(Short problem): Transcribe all of the data exactly. Omit the pictures.

## BEGIN Recorded data

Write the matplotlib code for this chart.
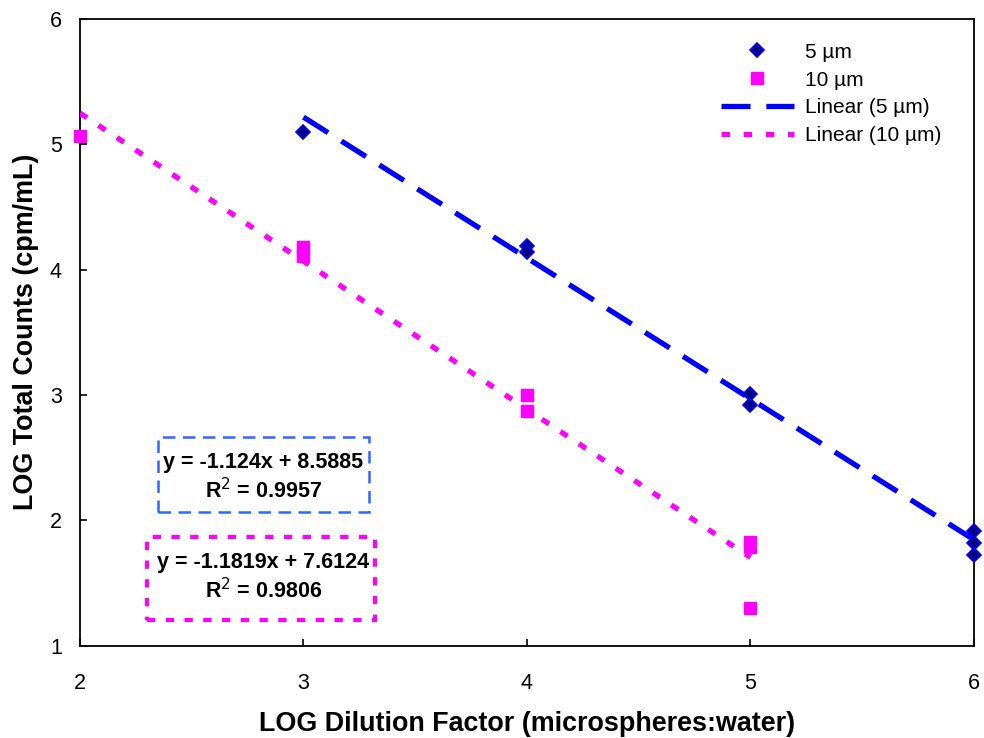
import matplotlib.pyplot as plt

plt.rcParams['font.family'] = ['Liberation Sans', 'DejaVu Sans']

# 5 um microspheres (log dilution, log counts)
x5 = [3, 4, 4, 5, 5, 6, 6, 6]
y5 = [5.10, 4.19, 4.14, 3.01, 2.92, 1.91, 1.82, 1.72]

# 10 um microspheres
x10 = [2, 3, 3, 4, 4, 5, 5, 5]
y10 = [5.07, 4.18, 4.11, 3.00, 2.87, 1.83, 1.79, 1.30]

# trendlines as printed on the chart
fit5 = (-1.124, 8.5885, 0.9957)
fit10 = (-1.1819, 7.6124, 0.9806)

fig = plt.figure(figsize=(9.84, 7.38), dpi=100)
ax = fig.add_axes([0.0813, 0.1253, 0.9085, 0.849])

ax.plot(x5, y5, 'D', color='#000080', mec='#0000FF', mew=1.2, ms=7, label='5 µm',
        zorder=4, clip_on=False)
ax.plot(x10, y10, 's', color='#FF00FF', ms=8.5, label='10 µm', zorder=4, clip_on=False)

xs5 = [min(x5), max(x5)]
ax.plot(xs5, [fit5[0] * v + fit5[1] for v in xs5], color='#0000FF', lw=3.8,
        dashes=(5.5, 3), label='Linear (5 µm)', zorder=3)
xs10 = [min(x10), max(x10)]
ax.plot(xs10, [fit10[0] * v + fit10[1] for v in xs10], color='#FF00FF', lw=3.8,
        dashes=(1.6, 2.6), label='Linear (10 µm)', zorder=3)

# equation boxes
ax.add_patch(plt.Rectangle((0.087, 0.213), 0.236, 0.120, transform=ax.transAxes,
                           fill=False, ec='#3366FF', lw=1.8, ls=(0, (5, 3))))
ax.text(0.205, 0.292, 'y = -1.124x + 8.5885', transform=ax.transAxes, ha='center',
        va='center', fontsize=15.5, fontweight='bold')
ax.text(0.205, 0.247, 'R$^2$ = 0.9957', transform=ax.transAxes, ha='center',
        va='center', fontsize=15.5, fontweight='bold')
ax.add_patch(plt.Rectangle((0.075, 0.041), 0.255, 0.132, transform=ax.transAxes,
                           fill=False, ec='#FF00FF', lw=3, ls=(0, (2, 2.5))))
ax.text(0.205, 0.133, 'y = -1.1819x + 7.6124', transform=ax.transAxes, ha='center',
        va='center', fontsize=15.5, fontweight='bold')
ax.text(0.205, 0.088, 'R$^2$ = 0.9806', transform=ax.transAxes, ha='center',
        va='center', fontsize=15.5, fontweight='bold')

ax.set_xlim(2, 6)
ax.set_ylim(1, 6)
ax.set_xticks([2, 3, 4, 5, 6])
ax.set_yticks([1, 2, 3, 4, 5, 6])
ax.tick_params(direction='in', length=5, width=1.2, labelsize=15.5)
ax.tick_params(axis='x', pad=20)
ax.tick_params(axis='y', pad=13)
for s in ax.spines.values():
    s.set_linewidth(1.3)

ax.set_xlabel('LOG Dilution Factor (microspheres:water)', fontsize=19.4, fontweight='bold', labelpad=12)
ax.set_ylabel('LOG Total Counts (cpm/mL)', fontsize=19.4, fontweight='bold', labelpad=8)

ax.legend(loc='upper left', bbox_to_anchor=(0.717, 0.962), frameon=False, fontsize=15,
          handlelength=3.5, handletextpad=0.55, labelspacing=0.42, borderaxespad=0,
          borderpad=0)

fig.savefig('out.png', dpi=100)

## END Recorded data

(The result):
Write the matplotlib code for this chart.
import matplotlib.pyplot as plt

plt.rcParams['font.family'] = ['Liberation Sans', 'DejaVu Sans']

# 5 um microspheres (log dilution, log counts)
x5 = [3, 4, 4, 5, 5, 6, 6, 6]
y5 = [5.10, 4.19, 4.14, 3.01, 2.92, 1.91, 1.82, 1.72]

# 10 um microspheres
x10 = [2, 3, 3, 4, 4, 5, 5, 5]
y10 = [5.07, 4.18, 4.11, 3.00, 2.87, 1.83, 1.79, 1.30]

# trendlines as printed on the chart
fit5 = (-1.124, 8.5885, 0.9957)
fit10 = (-1.1819, 7.6124, 0.9806)

fig = plt.figure(figsize=(9.84, 7.38), dpi=100)
ax = fig.add_axes([0.0813, 0.1253, 0.9085, 0.849])

ax.plot(x5, y5, 'D', color='#000080', mec='#0000FF', mew=1.2, ms=7, label='5 µm',
        zorder=4, clip_on=False)
ax.plot(x10, y10, 's', color='#FF00FF', ms=8.5, label='10 µm', zorder=4, clip_on=False)

xs5 = [min(x5), max(x5)]
ax.plot(xs5, [fit5[0] * v + fit5[1] for v in xs5], color='#0000FF', lw=3.8,
        dashes=(5.5, 3), label='Linear (5 µm)', zorder=3)
xs10 = [min(x10), max(x10)]
ax.plot(xs10, [fit10[0] * v + fit10[1] for v in xs10], color='#FF00FF', lw=3.8,
        dashes=(1.6, 2.6), label='Linear (10 µm)', zorder=3)

# equation boxes
ax.add_patch(plt.Rectangle((0.087, 0.213), 0.236, 0.120, transform=ax.transAxes,
                           fill=False, ec='#3366FF', lw=1.8, ls=(0, (5, 3))))
ax.text(0.205, 0.292, 'y = -1.124x + 8.5885', transform=ax.transAxes, ha='center',
        va='center', fontsize=15.5, fontweight='bold')
ax.text(0.205, 0.247, 'R$^2$ = 0.9957', transform=ax.transAxes, ha='center',
        va='center', fontsize=15.5, fontweight='bold')
ax.add_patch(plt.Rectangle((0.075, 0.041), 0.255, 0.132, transform=ax.transAxes,
                           fill=False, ec='#FF00FF', lw=3, ls=(0, (2, 2.5))))
ax.text(0.205, 0.133, 'y = -1.1819x + 7.6124', transform=ax.transAxes, ha='center',
        va='center', fontsize=15.5, fontweight='bold')
ax.text(0.205, 0.088, 'R$^2$ = 0.9806', transform=ax.transAxes, ha='center',
        va='center', fontsize=15.5, fontweight='bold')

ax.set_xlim(2, 6)
ax.set_ylim(1, 6)
ax.set_xticks([2, 3, 4, 5, 6])
ax.set_yticks([1, 2, 3, 4, 5, 6])
ax.tick_params(direction='in', length=5, width=1.2, labelsize=15.5)
ax.tick_params(axis='x', pad=20)
ax.tick_params(axis='y', pad=13)
for s in ax.spines.values():
    s.set_linewidth(1.3)

ax.set_xlabel('LOG Dilution Factor (microspheres:water)', fontsize=19.4, fontweight='bold', labelpad=12)
ax.set_ylabel('LOG Total Counts (cpm/mL)', fontsize=19.4, fontweight='bold', labelpad=8)

ax.legend(loc='upper left', bbox_to_anchor=(0.717, 0.962), frameon=False, fontsize=15,
          handlelength=3.5, handletextpad=0.55, labelspacing=0.42, borderaxespad=0,
          borderpad=0)

fig.savefig('out.png', dpi=100)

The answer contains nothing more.